The principle of territorial integrity and non intervention in internal affairs still invoked by China, the Asian giant, so as to reject any allegation in defence of human rights in Tibet, including that of self-determination recognised by the UN General Assembly, questions the effective exercise of the power of Beijing's administration over this territory.
But that apparent antithesis of international principles, such as effectiveness and legitimacy, sovereignty and human rights, territorial integrity and the right to self-determination, where China's objectives clash with those of Tibet, has in fact been resolved by International Law.
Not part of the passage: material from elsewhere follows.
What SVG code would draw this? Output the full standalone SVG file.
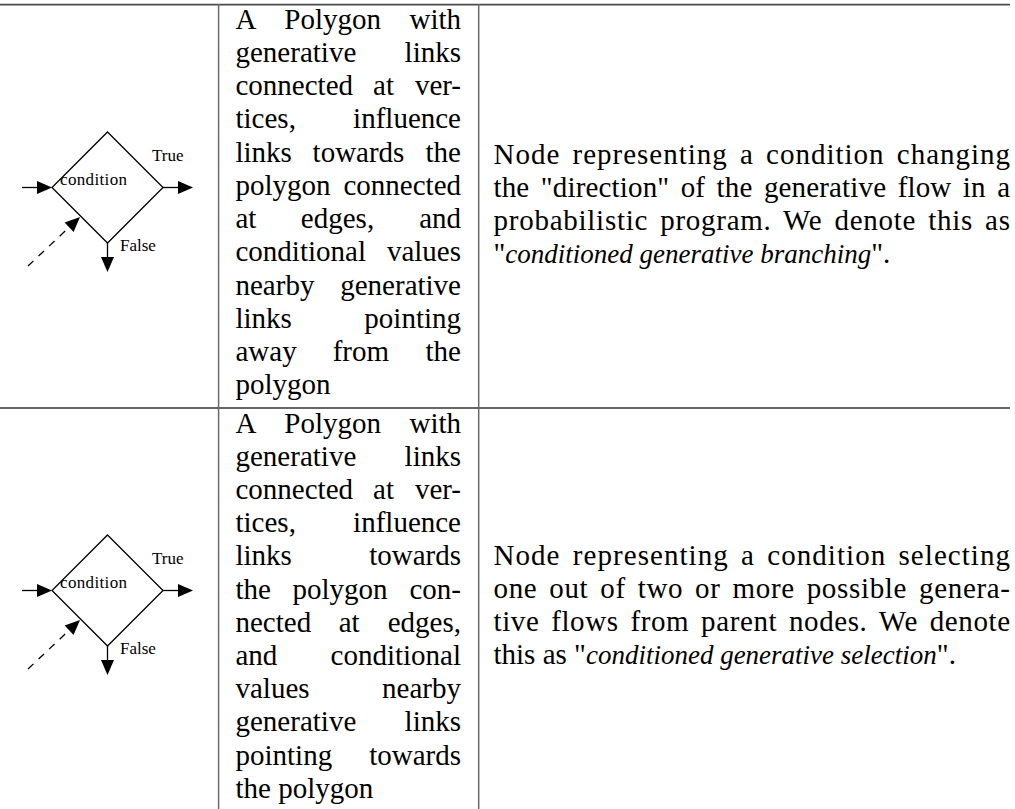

The protective legislation regarding human rights has been recognised as legally binding for all states in the international community (Barcelona Traction case, International Court of Justice, 1971) and is considered fundamental, with the result that other international legislation should be interpreted in its light. Thus, respect for human rights is a prerequisite for any government that considers itself legitimate and seeks to invoke the principle of territorial integrity. This principle of legitimacy brings together the argument of territorial integrity (this being a "precondition" for said principle) and the right to self-determination; which is what should follow in the case of Tibet.
The crime of genocide, the systematic violation of the Tibetans' civil and political rights, and the policies of racial discrimination applied in Tibet by the government of Beijing, which has been considered to constitute apartheid and goes hand in hand with a massive transfer of Chinese, the indiscriminate exploitation of the plateau's natural resources and its use as a nuclear launch site and dump, all indicate that China is not the legitimate government of this people and that the latter's demanding the right to self-determination in the form of separation is the only solution.
After the decolonisation era, the inverse process occurred in Tibet, whose situation was denounced in the General Assembly of the United Nations and was similar to the experience of Southeast Africa (now Namibia) under apartheid, Portuguese colonialism in Angola and French colonialism in Algeria. All these cases ended in the independence of these states, unlike the colonial treatment endured by the Tibetan people where, despite Resolution 1723 (XVI) of 1961 that recognised their right to self-determination, said exercise has not materialised.
Thus, the international crimes that were committed and form the basis for Tibet's claim to independence (by means of a referendum) should be denounced to the criminal courts of the different states of the international community, using the mechanism of universal jurisdiction. It is precisely the fight against impunity through international justice, irrespective of the praiseworthy aim of dignifying the suffering of the victims and making it possible to try some of the leaders responsible for these crimes (which contributes to the prevention and repetition of such acts), that shows the international community (after detailed investigation by independent judges and the presentation of evidence by the plaintiffs), that the prerequisites required for holding a referendum in Tibet are more than accredited and examined, and above all, have been judged and condemned by law courts. This initiative is being successfully pursued in the Spanish courts, after the admission of the lawsuit submitted by the CAT (Comité de Apoyo al Tíbet), in which the Audiencia Nacional recognised in a judicial decree of January 2006 that, "without a trace of doubt" the acts committed by the Chinese authorities in Tibet could be considered a crime of genocide.
Therefore, the effective exercise of the right of the Tibetan people to self-determination in the form of secession, first of all does not have as its main aim a political objective as such, but is in fact presented as a last resort or as a preventive and protective guarantee against the systematic violation of the human rights of an entire people. Universal justice contributes towards this objective; an objective that cannot be ignored by either the Chinese authorities or the Tibetan Government in Exile in the highly improbable event of their reaching an agreement in the future after negotiations, as the last word on Tibet's political status lies in the hands of the will of the Tibetan people through popular consultation.